### Task brief
Return the material exactly, first line through the line containing "ax = fig.add_axes([71", and nothing more. Pictures stay out.

(Some records)
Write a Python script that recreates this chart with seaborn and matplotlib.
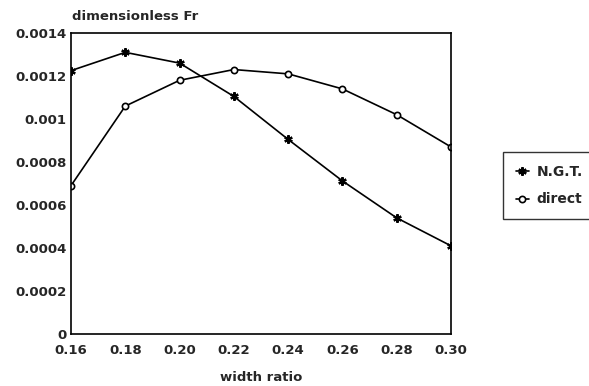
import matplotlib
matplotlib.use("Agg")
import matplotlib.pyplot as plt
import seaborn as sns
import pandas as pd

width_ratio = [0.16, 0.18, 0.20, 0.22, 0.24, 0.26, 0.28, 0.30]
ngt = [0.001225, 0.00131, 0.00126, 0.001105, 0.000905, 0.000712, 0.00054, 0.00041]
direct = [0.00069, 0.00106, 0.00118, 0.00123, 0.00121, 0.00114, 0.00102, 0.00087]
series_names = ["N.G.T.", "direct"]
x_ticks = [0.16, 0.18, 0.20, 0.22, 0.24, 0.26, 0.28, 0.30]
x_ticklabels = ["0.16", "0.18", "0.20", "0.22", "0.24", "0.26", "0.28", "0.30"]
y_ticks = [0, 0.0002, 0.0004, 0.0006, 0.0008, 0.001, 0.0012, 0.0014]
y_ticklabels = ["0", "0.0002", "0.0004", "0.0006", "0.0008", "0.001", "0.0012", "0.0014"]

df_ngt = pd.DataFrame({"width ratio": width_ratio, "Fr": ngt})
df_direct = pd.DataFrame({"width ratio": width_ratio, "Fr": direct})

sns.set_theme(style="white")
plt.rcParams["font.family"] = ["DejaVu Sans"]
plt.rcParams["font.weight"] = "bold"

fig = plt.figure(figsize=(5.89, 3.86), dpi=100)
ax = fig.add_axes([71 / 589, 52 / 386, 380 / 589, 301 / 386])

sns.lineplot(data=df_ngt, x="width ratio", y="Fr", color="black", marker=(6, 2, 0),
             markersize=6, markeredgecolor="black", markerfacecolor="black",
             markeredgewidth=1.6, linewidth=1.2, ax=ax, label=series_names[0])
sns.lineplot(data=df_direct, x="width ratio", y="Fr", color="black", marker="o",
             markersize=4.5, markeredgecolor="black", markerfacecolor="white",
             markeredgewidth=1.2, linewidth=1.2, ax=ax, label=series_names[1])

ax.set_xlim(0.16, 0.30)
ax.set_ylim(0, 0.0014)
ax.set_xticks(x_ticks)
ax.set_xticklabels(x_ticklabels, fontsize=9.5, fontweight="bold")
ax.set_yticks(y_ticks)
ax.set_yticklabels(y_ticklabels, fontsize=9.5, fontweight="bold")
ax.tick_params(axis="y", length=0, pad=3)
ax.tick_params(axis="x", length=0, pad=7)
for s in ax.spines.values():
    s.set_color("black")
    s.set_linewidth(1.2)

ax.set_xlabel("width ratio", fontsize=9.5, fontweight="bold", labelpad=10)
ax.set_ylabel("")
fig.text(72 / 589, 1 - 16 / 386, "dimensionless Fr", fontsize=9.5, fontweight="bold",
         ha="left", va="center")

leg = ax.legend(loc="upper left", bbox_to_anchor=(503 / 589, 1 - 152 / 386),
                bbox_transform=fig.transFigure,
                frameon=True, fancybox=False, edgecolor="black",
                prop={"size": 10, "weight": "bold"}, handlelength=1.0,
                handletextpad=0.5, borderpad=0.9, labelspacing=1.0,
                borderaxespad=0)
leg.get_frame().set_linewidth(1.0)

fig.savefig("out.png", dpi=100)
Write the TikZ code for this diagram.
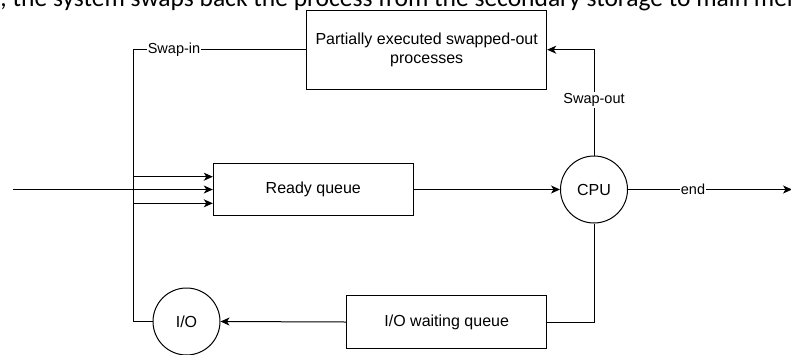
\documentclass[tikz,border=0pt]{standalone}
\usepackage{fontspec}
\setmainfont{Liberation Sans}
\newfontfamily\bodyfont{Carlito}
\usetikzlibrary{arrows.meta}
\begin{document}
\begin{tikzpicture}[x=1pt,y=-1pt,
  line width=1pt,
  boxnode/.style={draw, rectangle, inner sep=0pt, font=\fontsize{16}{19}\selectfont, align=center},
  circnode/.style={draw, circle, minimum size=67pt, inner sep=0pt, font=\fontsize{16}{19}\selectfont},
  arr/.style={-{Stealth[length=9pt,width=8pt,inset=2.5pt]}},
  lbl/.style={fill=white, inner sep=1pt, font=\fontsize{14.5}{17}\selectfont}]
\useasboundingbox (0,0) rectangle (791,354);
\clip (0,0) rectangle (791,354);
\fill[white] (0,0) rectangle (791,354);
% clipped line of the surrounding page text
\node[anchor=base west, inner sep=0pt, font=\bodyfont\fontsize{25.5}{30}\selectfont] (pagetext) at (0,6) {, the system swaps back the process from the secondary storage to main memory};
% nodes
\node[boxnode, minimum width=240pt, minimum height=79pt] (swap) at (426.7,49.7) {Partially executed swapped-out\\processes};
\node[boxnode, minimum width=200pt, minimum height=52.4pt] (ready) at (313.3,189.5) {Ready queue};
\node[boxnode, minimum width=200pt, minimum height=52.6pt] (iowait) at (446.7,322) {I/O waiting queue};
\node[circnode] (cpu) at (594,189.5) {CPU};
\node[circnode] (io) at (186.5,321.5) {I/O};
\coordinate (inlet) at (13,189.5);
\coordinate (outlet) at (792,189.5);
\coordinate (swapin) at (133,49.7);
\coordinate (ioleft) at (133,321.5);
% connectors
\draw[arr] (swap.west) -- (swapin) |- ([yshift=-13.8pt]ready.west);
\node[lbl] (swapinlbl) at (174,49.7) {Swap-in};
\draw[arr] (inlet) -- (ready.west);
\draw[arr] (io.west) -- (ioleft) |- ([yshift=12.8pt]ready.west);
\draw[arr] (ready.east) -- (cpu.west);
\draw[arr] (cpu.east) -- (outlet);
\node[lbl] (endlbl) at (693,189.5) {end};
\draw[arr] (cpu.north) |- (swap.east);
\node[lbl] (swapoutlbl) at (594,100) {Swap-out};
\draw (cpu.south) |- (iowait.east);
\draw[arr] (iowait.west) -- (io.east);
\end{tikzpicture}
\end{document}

### Answer for this exercise
Write a Python script that recreates this chart with seaborn and matplotlib.
import matplotlib
matplotlib.use("Agg")
import matplotlib.pyplot as plt
import seaborn as sns
import pandas as pd

width_ratio = [0.16, 0.18, 0.20, 0.22, 0.24, 0.26, 0.28, 0.30]
ngt = [0.001225, 0.00131, 0.00126, 0.001105, 0.000905, 0.000712, 0.00054, 0.00041]
direct = [0.00069, 0.00106, 0.00118, 0.00123, 0.00121, 0.00114, 0.00102, 0.00087]
series_names = ["N.G.T.", "direct"]
x_ticks = [0.16, 0.18, 0.20, 0.22, 0.24, 0.26, 0.28, 0.30]
x_ticklabels = ["0.16", "0.18", "0.20", "0.22", "0.24", "0.26", "0.28", "0.30"]
y_ticks = [0, 0.0002, 0.0004, 0.0006, 0.0008, 0.001, 0.0012, 0.0014]
y_ticklabels = ["0", "0.0002", "0.0004", "0.0006", "0.0008", "0.001", "0.0012", "0.0014"]

df_ngt = pd.DataFrame({"width ratio": width_ratio, "Fr": ngt})
df_direct = pd.DataFrame({"width ratio": width_ratio, "Fr": direct})

sns.set_theme(style="white")
plt.rcParams["font.family"] = ["DejaVu Sans"]
plt.rcParams["font.weight"] = "bold"

fig = plt.figure(figsize=(5.89, 3.86), dpi=100)
ax = fig.add_axes([71 / 589, 52 / 386, 380 / 589, 301 / 386])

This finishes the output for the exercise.